» **What the task asks**:
Retype the whole listing verbatim and keep the pictures out of it.

» **Data section**:
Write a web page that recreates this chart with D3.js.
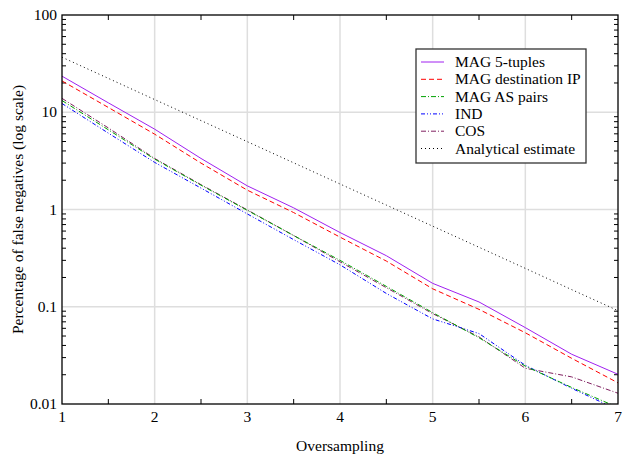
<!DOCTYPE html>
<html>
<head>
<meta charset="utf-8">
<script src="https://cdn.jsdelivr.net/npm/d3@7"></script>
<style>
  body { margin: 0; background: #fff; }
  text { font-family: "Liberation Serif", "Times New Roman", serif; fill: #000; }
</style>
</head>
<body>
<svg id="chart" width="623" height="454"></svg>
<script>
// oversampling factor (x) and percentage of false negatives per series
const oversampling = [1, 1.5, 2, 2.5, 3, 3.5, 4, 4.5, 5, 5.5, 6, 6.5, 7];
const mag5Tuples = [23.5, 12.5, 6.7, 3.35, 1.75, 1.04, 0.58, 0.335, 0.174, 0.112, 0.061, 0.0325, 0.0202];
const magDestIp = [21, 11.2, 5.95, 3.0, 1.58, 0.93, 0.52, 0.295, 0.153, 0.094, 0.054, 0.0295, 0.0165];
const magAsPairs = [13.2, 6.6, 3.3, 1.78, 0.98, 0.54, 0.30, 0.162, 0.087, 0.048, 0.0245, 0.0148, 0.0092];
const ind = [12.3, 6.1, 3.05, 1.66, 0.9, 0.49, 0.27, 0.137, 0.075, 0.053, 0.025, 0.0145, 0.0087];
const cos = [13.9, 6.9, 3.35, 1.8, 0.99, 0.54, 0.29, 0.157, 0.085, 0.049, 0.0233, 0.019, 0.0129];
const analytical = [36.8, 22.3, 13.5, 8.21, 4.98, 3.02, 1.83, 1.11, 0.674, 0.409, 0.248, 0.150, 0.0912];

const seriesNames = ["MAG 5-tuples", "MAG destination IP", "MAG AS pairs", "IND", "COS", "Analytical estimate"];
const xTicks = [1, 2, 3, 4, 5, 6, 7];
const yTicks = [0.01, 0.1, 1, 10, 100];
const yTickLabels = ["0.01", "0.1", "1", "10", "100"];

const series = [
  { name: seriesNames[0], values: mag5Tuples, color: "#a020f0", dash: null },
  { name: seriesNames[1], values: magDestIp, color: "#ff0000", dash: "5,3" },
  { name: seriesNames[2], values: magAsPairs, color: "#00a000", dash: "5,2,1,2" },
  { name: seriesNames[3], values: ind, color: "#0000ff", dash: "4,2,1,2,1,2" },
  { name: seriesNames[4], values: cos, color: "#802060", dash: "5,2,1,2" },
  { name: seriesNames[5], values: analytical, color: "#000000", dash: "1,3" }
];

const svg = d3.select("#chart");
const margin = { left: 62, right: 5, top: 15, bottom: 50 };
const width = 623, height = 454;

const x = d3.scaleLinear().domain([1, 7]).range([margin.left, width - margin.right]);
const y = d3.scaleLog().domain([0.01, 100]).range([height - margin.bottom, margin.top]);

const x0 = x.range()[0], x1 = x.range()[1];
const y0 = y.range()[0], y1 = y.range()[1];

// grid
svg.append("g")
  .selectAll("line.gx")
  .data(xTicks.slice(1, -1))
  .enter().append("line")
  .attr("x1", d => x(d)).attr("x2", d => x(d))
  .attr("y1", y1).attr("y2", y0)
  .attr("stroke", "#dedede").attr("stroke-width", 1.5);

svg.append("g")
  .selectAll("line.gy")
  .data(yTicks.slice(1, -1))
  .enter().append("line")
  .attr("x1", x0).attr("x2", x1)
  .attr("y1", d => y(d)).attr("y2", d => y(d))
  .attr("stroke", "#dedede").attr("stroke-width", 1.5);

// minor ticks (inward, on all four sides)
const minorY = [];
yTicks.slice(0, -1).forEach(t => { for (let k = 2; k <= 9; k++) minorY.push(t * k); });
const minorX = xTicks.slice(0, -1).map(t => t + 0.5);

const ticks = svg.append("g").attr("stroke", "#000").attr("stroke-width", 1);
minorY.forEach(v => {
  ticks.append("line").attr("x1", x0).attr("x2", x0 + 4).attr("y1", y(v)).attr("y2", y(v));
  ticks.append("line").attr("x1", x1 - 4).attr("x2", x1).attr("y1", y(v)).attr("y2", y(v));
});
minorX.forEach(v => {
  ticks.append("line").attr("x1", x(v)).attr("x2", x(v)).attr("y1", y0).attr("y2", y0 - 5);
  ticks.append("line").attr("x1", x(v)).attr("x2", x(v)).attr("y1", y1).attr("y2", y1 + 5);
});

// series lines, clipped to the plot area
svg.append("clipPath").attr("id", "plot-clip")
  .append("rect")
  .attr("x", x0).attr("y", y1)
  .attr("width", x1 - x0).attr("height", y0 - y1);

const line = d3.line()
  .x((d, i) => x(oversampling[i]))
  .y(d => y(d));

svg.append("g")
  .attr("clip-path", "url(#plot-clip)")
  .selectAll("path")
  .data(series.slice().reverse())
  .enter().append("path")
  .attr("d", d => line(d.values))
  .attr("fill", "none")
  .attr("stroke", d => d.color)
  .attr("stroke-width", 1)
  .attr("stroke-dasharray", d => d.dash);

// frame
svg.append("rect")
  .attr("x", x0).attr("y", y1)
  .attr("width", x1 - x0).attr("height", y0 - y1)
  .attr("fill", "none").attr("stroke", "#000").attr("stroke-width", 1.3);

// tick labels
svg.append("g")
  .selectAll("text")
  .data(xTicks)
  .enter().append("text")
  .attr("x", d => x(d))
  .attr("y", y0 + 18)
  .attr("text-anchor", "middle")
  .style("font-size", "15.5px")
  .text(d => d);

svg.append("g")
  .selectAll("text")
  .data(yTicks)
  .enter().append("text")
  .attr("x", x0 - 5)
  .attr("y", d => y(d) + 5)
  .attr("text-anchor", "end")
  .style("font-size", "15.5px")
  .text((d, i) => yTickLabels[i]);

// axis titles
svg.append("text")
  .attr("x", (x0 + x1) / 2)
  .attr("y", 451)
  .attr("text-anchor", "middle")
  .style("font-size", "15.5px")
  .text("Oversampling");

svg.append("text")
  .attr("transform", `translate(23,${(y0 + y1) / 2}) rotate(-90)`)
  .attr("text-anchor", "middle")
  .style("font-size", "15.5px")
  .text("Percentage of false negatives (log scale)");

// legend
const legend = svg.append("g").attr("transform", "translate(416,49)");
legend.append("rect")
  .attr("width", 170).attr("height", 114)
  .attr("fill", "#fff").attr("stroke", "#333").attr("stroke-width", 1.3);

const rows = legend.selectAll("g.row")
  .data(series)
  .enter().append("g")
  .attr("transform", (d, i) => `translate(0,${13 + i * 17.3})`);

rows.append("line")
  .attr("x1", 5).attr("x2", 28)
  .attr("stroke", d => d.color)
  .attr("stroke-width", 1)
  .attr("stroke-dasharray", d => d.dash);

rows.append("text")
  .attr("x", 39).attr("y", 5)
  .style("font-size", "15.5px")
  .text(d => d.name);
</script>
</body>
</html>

» **Task output**:
Write a web page that recreates this chart with D3.js.
<!DOCTYPE html>
<html>
<head>
<meta charset="utf-8">
<script src="https://cdn.jsdelivr.net/npm/d3@7"></script>
<style>
  body { margin: 0; background: #fff; }
  text { font-family: "Liberation Serif", "Times New Roman", serif; fill: #000; }
</style>
</head>
<body>
<svg id="chart" width="623" height="454"></svg>
<script>
// oversampling factor (x) and percentage of false negatives per series
const oversampling = [1, 1.5, 2, 2.5, 3, 3.5, 4, 4.5, 5, 5.5, 6, 6.5, 7];
const mag5Tuples = [23.5, 12.5, 6.7, 3.35, 1.75, 1.04, 0.58, 0.335, 0.174, 0.112, 0.061, 0.0325, 0.0202];
const magDestIp = [21, 11.2, 5.95, 3.0, 1.58, 0.93, 0.52, 0.295, 0.153, 0.094, 0.054, 0.0295, 0.0165];
const magAsPairs = [13.2, 6.6, 3.3, 1.78, 0.98, 0.54, 0.30, 0.162, 0.087, 0.048, 0.0245, 0.0148, 0.0092];
const ind = [12.3, 6.1, 3.05, 1.66, 0.9, 0.49, 0.27, 0.137, 0.075, 0.053, 0.025, 0.0145, 0.0087];
const cos = [13.9, 6.9, 3.35, 1.8, 0.99, 0.54, 0.29, 0.157, 0.085, 0.049, 0.0233, 0.019, 0.0129];
const analytical = [36.8, 22.3, 13.5, 8.21, 4.98, 3.02, 1.83, 1.11, 0.674, 0.409, 0.248, 0.150, 0.0912];

const seriesNames = ["MAG 5-tuples", "MAG destination IP", "MAG AS pairs", "IND", "COS", "Analytical estimate"];
const xTicks = [1, 2, 3, 4, 5, 6, 7];
const yTicks = [0.01, 0.1, 1, 10, 100];
const yTickLabels = ["0.01", "0.1", "1", "10", "100"];

const series = [
  { name: seriesNames[0], values: mag5Tuples, color: "#a020f0", dash: null },
  { name: seriesNames[1], values: magDestIp, color: "#ff0000", dash: "5,3" },
  { name: seriesNames[2], values: magAsPairs, color: "#00a000", dash: "5,2,1,2" },
  { name: seriesNames[3], values: ind, color: "#0000ff", dash: "4,2,1,2,1,2" },
  { name: seriesNames[4], values: cos, color: "#802060", dash: "5,2,1,2" },
  { name: seriesNames[5], values: analytical, color: "#000000", dash: "1,3" }
];

const svg = d3.select("#chart");
const margin = { left: 62, right: 5, top: 15, bottom: 50 };
const width = 623, height = 454;

const x = d3.scaleLinear().domain([1, 7]).range([margin.left, width - margin.right]);
const y = d3.scaleLog().domain([0.01, 100]).range([height - margin.bottom, margin.top]);

const x0 = x.range()[0], x1 = x.range()[1];
const y0 = y.range()[0], y1 = y.range()[1];

// grid
svg.append("g")
  .selectAll("line.gx")
  .data(xTicks.slice(1, -1))
  .enter().append("line")
  .attr("x1", d => x(d)).attr("x2", d => x(d))
  .attr("y1", y1).attr("y2", y0)
  .attr("stroke", "#dedede").attr("stroke-width", 1.5);

svg.append("g")
  .selectAll("line.gy")
  .data(yTicks.slice(1, -1))
  .enter().append("line")
  .attr("x1", x0).attr("x2", x1)
  .attr("y1", d => y(d)).attr("y2", d => y(d))
  .attr("stroke", "#dedede").attr("stroke-width", 1.5);

// minor ticks (inward, on all four sides)
const minorY = [];
yTicks.slice(0, -1).forEach(t => { for (let k = 2; k <= 9; k++) minorY.push(t * k); });
const minorX = xTicks.slice(0, -1).map(t => t + 0.5);

const ticks = svg.append("g").attr("stroke", "#000").attr("stroke-width", 1);
minorY.forEach(v => {
  ticks.append("line").attr("x1", x0).attr("x2", x0 + 4).attr("y1", y(v)).attr("y2", y(v));
  ticks.append("line").attr("x1", x1 - 4).attr("x2", x1).attr("y1", y(v)).attr("y2", y(v));
});
minorX.forEach(v => {
  ticks.append("line").attr("x1", x(v)).attr("x2", x(v)).attr("y1", y0).attr("y2", y0 - 5);
  ticks.append("line").attr("x1", x(v)).attr("x2", x(v)).attr("y1", y1).attr("y2", y1 + 5);
});

// series lines, clipped to the plot area
svg.append("clipPath").attr("id", "plot-clip")
  .append("rect")
  .attr("x", x0).attr("y", y1)
  .attr("width", x1 - x0).attr("height", y0 - y1);

const line = d3.line()
  .x((d, i) => x(oversampling[i]))
  .y(d => y(d));

svg.append("g")
  .attr("clip-path", "url(#plot-clip)")
  .selectAll("path")
  .data(series.slice().reverse())
  .enter().append("path")
  .attr("d", d => line(d.values))
  .attr("fill", "none")
  .attr("stroke", d => d.color)
  .attr("stroke-width", 1)
  .attr("stroke-dasharray", d => d.dash);

// frame
svg.append("rect")
  .attr("x", x0).attr("y", y1)
  .attr("width", x1 - x0).attr("height", y0 - y1)
  .attr("fill", "none").attr("stroke", "#000").attr("stroke-width", 1.3);

// tick labels
svg.append("g")
  .selectAll("text")
  .data(xTicks)
  .enter().append("text")
  .attr("x", d => x(d))
  .attr("y", y0 + 18)
  .attr("text-anchor", "middle")
  .style("font-size", "15.5px")
  .text(d => d);

svg.append("g")
  .selectAll("text")
  .data(yTicks)
  .enter().append("text")
  .attr("x", x0 - 5)
  .attr("y", d => y(d) + 5)
  .attr("text-anchor", "end")
  .style("font-size", "15.5px")
  .text((d, i) => yTickLabels[i]);

// axis titles
svg.append("text")
  .attr("x", (x0 + x1) / 2)
  .attr("y", 451)
  .attr("text-anchor", "middle")
  .style("font-size", "15.5px")
  .text("Oversampling");

svg.append("text")
  .attr("transform", `translate(23,${(y0 + y1) / 2}) rotate(-90)`)
  .attr("text-anchor", "middle")
  .style("font-size", "15.5px")
  .text("Percentage of false negatives (log scale)");

// legend
const legend = svg.append("g").attr("transform", "translate(416,49)");
legend.append("rect")
  .attr("width", 170).attr("height", 114)
  .attr("fill", "#fff").attr("stroke", "#333").attr("stroke-width", 1.3);

const rows = legend.selectAll("g.row")
  .data(series)
  .enter().append("g")
  .attr("transform", (d, i) => `translate(0,${13 + i * 17.3})`);

rows.append("line")
  .attr("x1", 5).attr("x2", 28)
  .attr("stroke", d => d.color)
  .attr("stroke-width", 1)
  .attr("stroke-dasharray", d => d.dash);

rows.append("text")
  .attr("x", 39).attr("y", 5)
  .style("font-size", "15.5px")
  .text(d => d.name);
</script>
</body>
</html>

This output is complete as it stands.